## Task:
Retype only the lines running from the beginning of the entries below to the line with "const yTickExps = [0, -1, -2, -3, -4, -5];", both included. Do not include pictures.
■ ■ ■
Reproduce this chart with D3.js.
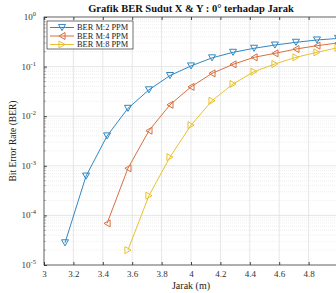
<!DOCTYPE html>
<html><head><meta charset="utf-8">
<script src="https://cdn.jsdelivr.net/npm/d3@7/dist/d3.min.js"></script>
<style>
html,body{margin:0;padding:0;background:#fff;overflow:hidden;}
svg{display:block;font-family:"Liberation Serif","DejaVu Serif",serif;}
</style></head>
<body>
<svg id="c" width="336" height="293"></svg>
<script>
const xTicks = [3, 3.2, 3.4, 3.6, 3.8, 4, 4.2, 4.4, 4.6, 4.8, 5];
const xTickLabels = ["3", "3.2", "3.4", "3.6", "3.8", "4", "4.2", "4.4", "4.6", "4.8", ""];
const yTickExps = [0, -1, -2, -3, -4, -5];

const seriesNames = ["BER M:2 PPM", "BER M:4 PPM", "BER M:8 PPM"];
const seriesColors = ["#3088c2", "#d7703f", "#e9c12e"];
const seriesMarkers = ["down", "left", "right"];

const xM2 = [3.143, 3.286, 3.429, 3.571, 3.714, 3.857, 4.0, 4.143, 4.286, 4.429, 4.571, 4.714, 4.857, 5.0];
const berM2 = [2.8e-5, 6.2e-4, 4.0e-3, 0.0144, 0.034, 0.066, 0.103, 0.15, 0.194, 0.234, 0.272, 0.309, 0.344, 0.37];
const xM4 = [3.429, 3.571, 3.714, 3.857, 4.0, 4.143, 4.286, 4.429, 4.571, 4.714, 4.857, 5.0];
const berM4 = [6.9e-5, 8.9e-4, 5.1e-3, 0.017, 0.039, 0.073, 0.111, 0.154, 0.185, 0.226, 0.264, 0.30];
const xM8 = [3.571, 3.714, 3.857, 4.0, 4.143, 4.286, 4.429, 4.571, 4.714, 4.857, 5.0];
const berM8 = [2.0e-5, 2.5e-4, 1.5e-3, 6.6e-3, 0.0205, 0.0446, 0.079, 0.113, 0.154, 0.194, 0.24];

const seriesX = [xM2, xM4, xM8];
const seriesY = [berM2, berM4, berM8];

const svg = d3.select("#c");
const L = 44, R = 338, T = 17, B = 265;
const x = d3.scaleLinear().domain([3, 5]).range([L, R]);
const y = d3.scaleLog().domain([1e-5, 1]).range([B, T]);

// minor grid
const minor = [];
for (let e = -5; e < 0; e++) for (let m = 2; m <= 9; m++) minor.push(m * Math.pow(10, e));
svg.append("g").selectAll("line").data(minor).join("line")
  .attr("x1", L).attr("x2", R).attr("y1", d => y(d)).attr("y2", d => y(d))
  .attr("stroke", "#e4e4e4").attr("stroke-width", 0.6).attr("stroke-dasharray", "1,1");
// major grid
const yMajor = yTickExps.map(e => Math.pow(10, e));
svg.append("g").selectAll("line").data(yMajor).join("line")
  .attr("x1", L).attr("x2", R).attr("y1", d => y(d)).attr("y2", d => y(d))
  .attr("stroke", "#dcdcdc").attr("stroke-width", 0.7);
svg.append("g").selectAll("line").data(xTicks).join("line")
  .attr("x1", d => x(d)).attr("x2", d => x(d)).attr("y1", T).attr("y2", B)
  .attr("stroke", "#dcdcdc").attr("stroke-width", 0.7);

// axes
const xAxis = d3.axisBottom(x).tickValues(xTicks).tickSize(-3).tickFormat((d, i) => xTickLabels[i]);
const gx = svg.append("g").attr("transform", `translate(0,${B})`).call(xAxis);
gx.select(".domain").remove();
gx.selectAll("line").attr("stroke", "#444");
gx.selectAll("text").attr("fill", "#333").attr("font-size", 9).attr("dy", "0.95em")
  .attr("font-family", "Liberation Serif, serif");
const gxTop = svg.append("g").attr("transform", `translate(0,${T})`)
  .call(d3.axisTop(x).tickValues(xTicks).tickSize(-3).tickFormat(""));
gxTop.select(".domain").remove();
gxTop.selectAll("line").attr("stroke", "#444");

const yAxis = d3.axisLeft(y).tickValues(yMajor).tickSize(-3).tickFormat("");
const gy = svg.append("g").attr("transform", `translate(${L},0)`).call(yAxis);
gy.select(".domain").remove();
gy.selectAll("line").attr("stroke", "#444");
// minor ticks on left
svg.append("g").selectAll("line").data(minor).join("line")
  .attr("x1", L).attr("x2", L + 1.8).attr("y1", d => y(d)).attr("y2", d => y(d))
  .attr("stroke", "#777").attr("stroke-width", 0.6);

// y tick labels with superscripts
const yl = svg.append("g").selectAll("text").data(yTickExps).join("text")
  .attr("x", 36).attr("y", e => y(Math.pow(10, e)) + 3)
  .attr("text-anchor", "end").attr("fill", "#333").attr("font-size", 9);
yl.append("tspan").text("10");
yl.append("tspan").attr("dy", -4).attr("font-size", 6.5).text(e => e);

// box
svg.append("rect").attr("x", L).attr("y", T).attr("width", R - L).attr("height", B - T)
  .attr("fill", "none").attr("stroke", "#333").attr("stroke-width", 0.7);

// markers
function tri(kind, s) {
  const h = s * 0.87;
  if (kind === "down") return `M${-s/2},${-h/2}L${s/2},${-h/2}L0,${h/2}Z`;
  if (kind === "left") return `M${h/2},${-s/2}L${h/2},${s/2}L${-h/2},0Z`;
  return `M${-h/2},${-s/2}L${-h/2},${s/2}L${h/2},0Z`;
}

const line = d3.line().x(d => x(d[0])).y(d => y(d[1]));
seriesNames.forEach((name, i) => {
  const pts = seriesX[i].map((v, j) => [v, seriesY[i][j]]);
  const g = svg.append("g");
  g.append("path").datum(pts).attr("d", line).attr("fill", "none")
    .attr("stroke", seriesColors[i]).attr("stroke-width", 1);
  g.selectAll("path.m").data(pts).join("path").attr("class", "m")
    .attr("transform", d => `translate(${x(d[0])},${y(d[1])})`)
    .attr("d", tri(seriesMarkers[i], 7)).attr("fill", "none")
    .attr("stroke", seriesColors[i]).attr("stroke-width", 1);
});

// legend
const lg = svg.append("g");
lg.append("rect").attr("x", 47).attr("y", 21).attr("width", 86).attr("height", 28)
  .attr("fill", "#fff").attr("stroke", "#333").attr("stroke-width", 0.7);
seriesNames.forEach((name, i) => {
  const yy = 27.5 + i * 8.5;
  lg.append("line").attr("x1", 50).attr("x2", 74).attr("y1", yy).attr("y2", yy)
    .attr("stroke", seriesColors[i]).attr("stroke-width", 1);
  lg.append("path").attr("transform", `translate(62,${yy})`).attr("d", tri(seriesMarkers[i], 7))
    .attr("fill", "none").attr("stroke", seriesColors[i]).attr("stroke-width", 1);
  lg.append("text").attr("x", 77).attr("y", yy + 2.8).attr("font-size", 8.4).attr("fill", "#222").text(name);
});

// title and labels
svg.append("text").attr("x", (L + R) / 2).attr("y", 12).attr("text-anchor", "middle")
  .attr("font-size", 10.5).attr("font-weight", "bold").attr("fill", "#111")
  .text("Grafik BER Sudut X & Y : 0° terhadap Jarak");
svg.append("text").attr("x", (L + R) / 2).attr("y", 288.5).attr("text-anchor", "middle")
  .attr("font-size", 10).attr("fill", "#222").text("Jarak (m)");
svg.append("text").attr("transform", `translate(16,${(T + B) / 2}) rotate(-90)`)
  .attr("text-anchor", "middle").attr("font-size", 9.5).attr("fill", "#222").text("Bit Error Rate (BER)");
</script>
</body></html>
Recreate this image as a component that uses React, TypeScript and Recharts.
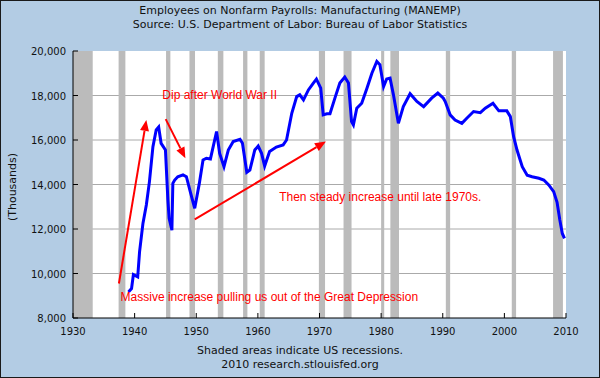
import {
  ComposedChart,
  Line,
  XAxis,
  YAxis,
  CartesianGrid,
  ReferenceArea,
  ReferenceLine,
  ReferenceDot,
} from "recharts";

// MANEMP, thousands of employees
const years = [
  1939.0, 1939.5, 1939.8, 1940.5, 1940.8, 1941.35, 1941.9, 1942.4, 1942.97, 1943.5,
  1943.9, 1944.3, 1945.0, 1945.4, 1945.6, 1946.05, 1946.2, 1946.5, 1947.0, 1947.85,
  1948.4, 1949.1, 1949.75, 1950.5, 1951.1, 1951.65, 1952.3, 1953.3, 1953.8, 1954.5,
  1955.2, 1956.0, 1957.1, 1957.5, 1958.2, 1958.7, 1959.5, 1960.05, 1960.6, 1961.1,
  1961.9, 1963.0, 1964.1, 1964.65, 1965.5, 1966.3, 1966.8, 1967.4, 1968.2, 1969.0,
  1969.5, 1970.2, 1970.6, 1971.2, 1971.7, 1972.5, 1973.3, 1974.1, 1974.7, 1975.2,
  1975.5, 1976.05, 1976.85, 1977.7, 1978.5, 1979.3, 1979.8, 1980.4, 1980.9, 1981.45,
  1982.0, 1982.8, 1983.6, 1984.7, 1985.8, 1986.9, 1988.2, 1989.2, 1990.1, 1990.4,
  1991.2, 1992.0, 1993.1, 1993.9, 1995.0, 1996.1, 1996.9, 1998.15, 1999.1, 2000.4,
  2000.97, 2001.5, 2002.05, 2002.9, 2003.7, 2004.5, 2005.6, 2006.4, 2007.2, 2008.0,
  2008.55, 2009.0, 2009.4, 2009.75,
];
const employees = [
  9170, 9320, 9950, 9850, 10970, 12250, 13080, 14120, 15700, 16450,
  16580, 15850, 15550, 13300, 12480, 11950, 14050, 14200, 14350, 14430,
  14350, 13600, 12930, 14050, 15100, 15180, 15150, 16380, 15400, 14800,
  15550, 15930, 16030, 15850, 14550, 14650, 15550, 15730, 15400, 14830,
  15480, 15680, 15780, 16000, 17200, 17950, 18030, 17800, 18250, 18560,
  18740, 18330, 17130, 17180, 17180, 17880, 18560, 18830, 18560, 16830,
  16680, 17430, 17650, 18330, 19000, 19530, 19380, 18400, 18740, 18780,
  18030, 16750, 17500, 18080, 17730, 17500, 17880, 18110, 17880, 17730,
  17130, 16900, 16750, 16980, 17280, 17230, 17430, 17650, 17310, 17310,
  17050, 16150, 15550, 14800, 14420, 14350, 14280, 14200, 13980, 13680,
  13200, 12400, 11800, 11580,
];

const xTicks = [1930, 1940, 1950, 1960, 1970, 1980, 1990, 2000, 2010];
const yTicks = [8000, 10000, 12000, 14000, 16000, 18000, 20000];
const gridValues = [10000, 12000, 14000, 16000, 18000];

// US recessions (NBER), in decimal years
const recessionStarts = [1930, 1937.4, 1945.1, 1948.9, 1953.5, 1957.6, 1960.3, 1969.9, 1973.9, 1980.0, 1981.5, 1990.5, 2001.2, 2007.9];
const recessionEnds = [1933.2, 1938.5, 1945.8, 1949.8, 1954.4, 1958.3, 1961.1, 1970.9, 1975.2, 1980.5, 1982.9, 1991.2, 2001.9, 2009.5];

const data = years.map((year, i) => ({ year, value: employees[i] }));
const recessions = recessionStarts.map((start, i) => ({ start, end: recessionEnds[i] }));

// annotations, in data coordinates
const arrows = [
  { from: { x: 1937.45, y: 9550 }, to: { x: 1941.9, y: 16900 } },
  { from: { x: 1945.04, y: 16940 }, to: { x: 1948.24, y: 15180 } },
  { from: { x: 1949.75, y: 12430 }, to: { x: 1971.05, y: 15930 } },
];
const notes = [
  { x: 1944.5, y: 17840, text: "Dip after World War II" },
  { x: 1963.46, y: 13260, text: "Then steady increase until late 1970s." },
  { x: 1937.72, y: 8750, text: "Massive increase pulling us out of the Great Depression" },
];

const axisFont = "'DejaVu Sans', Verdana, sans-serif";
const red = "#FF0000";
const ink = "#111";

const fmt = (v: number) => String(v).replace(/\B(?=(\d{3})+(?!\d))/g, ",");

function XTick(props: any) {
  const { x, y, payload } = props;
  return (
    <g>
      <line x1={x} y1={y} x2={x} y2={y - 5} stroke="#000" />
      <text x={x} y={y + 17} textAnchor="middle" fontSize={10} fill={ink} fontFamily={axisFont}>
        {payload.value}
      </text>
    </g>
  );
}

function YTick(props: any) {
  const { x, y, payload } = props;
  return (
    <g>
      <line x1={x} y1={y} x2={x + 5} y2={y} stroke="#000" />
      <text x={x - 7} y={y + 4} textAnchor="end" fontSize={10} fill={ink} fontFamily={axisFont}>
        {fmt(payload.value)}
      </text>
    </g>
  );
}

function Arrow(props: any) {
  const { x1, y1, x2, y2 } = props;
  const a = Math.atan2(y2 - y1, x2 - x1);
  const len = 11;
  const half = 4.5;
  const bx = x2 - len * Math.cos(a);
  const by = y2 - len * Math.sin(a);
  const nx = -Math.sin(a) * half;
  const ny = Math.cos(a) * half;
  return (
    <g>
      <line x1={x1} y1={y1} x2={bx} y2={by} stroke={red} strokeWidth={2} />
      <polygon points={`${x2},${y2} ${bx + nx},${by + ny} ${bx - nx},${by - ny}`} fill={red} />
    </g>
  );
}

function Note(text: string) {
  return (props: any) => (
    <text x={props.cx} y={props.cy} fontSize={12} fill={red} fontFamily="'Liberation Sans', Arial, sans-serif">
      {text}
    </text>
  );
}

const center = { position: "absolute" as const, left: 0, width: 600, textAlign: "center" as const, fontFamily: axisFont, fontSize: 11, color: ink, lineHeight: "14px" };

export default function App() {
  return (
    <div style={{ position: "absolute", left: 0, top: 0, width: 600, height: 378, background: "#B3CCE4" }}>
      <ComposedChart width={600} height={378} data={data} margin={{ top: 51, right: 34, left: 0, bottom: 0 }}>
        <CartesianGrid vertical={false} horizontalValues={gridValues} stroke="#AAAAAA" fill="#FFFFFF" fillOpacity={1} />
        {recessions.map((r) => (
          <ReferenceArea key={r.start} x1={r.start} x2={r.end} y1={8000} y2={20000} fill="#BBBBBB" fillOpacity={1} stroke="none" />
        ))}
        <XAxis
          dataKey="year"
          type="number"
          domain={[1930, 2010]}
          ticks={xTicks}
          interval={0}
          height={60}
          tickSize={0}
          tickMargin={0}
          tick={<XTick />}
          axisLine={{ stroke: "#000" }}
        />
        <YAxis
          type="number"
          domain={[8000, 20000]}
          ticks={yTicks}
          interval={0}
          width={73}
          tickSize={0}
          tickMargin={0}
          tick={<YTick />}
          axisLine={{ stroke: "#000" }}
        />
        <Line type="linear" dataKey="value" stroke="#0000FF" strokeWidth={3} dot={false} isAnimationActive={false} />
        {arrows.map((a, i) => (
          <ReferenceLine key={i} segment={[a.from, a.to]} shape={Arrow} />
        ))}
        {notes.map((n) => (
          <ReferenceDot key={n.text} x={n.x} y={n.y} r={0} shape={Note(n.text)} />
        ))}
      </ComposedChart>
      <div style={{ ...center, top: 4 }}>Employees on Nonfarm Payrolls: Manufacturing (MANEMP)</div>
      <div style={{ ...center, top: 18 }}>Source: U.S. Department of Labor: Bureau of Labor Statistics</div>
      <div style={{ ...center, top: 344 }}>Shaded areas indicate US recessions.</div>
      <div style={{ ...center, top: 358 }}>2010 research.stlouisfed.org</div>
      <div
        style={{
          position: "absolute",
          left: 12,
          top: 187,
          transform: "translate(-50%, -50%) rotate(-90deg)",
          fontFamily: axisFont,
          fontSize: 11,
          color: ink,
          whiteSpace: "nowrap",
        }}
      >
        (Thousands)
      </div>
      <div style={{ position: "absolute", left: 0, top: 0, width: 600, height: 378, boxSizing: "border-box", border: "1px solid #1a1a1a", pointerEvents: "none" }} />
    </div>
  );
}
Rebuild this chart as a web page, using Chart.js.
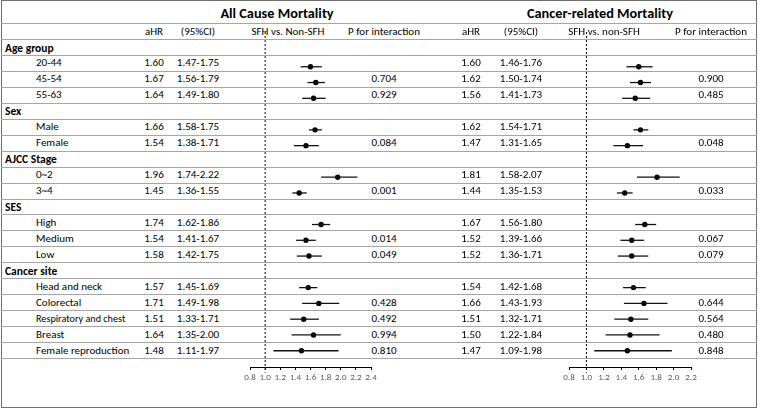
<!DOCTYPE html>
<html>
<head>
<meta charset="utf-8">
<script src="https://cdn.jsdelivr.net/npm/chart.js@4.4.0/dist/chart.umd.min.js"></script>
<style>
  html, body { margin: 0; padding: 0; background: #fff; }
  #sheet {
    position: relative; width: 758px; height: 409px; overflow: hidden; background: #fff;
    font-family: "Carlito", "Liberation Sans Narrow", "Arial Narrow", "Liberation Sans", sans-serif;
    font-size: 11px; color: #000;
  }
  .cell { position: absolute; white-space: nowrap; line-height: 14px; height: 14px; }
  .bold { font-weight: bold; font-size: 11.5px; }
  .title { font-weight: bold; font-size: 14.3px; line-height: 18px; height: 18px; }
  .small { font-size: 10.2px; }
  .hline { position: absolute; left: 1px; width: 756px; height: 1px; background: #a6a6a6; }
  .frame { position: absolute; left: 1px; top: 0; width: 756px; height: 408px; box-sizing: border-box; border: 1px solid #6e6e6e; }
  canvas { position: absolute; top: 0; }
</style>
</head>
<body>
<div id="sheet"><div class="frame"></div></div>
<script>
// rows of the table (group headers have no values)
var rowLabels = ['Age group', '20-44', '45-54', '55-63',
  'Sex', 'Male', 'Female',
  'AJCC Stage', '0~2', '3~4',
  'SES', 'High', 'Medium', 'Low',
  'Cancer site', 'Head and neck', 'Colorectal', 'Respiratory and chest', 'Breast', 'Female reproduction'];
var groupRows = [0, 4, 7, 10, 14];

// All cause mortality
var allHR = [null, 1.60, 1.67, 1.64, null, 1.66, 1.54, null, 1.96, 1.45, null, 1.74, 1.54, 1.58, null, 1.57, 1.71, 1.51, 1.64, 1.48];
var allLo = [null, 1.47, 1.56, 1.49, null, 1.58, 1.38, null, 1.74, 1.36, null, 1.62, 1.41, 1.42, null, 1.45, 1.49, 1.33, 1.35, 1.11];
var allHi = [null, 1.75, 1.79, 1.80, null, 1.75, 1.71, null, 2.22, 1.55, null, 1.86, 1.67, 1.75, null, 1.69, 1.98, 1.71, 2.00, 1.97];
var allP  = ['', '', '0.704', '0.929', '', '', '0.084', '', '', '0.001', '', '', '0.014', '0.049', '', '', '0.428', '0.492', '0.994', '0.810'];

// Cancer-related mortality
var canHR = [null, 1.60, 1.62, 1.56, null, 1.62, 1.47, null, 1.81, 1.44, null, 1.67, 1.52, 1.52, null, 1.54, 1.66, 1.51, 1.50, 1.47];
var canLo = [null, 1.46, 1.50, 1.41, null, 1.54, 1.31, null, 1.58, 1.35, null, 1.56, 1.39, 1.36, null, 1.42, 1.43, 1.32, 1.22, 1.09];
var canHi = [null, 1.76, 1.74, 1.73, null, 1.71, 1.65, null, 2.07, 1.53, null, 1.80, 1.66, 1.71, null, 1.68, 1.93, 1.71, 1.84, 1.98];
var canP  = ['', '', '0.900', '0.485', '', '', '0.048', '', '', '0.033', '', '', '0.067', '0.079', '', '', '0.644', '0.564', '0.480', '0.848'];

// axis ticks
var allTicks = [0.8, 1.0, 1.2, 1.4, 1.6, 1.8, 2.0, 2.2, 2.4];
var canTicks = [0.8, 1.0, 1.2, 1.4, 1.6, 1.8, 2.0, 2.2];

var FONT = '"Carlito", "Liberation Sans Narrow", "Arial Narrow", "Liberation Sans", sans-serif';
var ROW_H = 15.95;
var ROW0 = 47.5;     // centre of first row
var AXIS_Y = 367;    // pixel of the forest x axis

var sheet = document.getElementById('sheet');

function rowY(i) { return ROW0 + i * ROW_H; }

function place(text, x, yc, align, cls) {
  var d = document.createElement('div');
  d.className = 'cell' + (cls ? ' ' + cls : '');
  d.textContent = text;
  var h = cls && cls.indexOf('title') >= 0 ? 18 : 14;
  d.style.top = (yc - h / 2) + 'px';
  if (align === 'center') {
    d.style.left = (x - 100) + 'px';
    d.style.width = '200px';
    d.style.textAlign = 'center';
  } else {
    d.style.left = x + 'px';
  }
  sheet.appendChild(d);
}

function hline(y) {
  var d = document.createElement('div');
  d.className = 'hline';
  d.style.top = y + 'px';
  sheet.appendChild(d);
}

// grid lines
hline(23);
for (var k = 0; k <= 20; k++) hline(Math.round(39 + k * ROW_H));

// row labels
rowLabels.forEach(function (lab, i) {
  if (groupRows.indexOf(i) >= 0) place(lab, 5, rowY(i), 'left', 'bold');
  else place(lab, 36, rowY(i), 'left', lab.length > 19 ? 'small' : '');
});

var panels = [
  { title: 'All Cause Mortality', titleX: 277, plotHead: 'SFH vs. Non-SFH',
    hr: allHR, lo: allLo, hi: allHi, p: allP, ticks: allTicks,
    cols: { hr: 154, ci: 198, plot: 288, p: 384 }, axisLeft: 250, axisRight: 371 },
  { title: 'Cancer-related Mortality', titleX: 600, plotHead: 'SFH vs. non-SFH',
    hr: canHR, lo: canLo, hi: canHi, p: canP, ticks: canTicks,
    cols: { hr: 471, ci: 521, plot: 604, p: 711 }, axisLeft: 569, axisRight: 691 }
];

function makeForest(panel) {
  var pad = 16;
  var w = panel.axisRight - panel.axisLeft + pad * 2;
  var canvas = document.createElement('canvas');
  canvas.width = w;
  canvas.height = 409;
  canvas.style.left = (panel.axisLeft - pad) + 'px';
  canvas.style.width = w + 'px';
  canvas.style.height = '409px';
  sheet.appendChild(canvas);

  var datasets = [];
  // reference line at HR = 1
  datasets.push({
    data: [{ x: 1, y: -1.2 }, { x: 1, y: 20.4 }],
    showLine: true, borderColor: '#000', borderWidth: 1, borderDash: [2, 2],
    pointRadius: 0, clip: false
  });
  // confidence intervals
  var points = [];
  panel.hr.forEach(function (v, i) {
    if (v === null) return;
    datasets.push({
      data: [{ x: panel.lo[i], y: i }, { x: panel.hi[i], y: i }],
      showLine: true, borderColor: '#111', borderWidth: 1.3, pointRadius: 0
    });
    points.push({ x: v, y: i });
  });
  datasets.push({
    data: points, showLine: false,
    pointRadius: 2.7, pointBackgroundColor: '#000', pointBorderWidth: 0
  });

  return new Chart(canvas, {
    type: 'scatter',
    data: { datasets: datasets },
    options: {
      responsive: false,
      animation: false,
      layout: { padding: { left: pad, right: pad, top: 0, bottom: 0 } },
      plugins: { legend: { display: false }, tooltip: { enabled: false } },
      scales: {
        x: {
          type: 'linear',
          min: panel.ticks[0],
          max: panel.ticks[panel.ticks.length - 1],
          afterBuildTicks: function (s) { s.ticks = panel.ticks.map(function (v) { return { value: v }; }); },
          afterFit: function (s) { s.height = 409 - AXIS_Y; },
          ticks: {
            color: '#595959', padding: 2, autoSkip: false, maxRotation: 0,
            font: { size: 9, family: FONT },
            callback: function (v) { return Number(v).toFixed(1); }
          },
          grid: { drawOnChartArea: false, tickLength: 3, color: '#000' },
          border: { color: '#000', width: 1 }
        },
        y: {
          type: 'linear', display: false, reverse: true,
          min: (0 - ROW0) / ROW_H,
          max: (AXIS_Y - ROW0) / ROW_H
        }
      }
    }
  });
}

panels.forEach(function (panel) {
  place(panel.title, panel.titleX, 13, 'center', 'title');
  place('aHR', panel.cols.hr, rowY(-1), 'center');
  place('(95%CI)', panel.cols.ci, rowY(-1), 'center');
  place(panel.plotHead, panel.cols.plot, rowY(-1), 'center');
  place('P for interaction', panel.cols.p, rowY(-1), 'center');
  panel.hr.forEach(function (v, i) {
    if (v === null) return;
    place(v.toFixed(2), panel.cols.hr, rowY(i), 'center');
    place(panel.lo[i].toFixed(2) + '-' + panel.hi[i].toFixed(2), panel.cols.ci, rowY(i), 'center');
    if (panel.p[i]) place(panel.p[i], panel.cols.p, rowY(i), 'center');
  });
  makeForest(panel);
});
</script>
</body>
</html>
■ ■ ■
## Solution for this problem:
Reproduce this chart with D3.js.
<!DOCTYPE html>
<html><head><meta charset="utf-8">
<script src="https://cdn.jsdelivr.net/npm/d3@7/dist/d3.min.js"></script>
<style>
html,body{margin:0;padding:0;background:#fff;overflow:hidden;}
svg{display:block;font-family:"Liberation Serif","DejaVu Serif",serif;}
</style></head>
<body>
<svg id="c" width="336" height="293"></svg>
<script>
const xTicks = [3, 3.2, 3.4, 3.6, 3.8, 4, 4.2, 4.4, 4.6, 4.8, 5];
const xTickLabels = ["3", "3.2", "3.4", "3.6", "3.8", "4", "4.2", "4.4", "4.6", "4.8", ""];
const yTickExps = [0, -1, -2, -3, -4, -5];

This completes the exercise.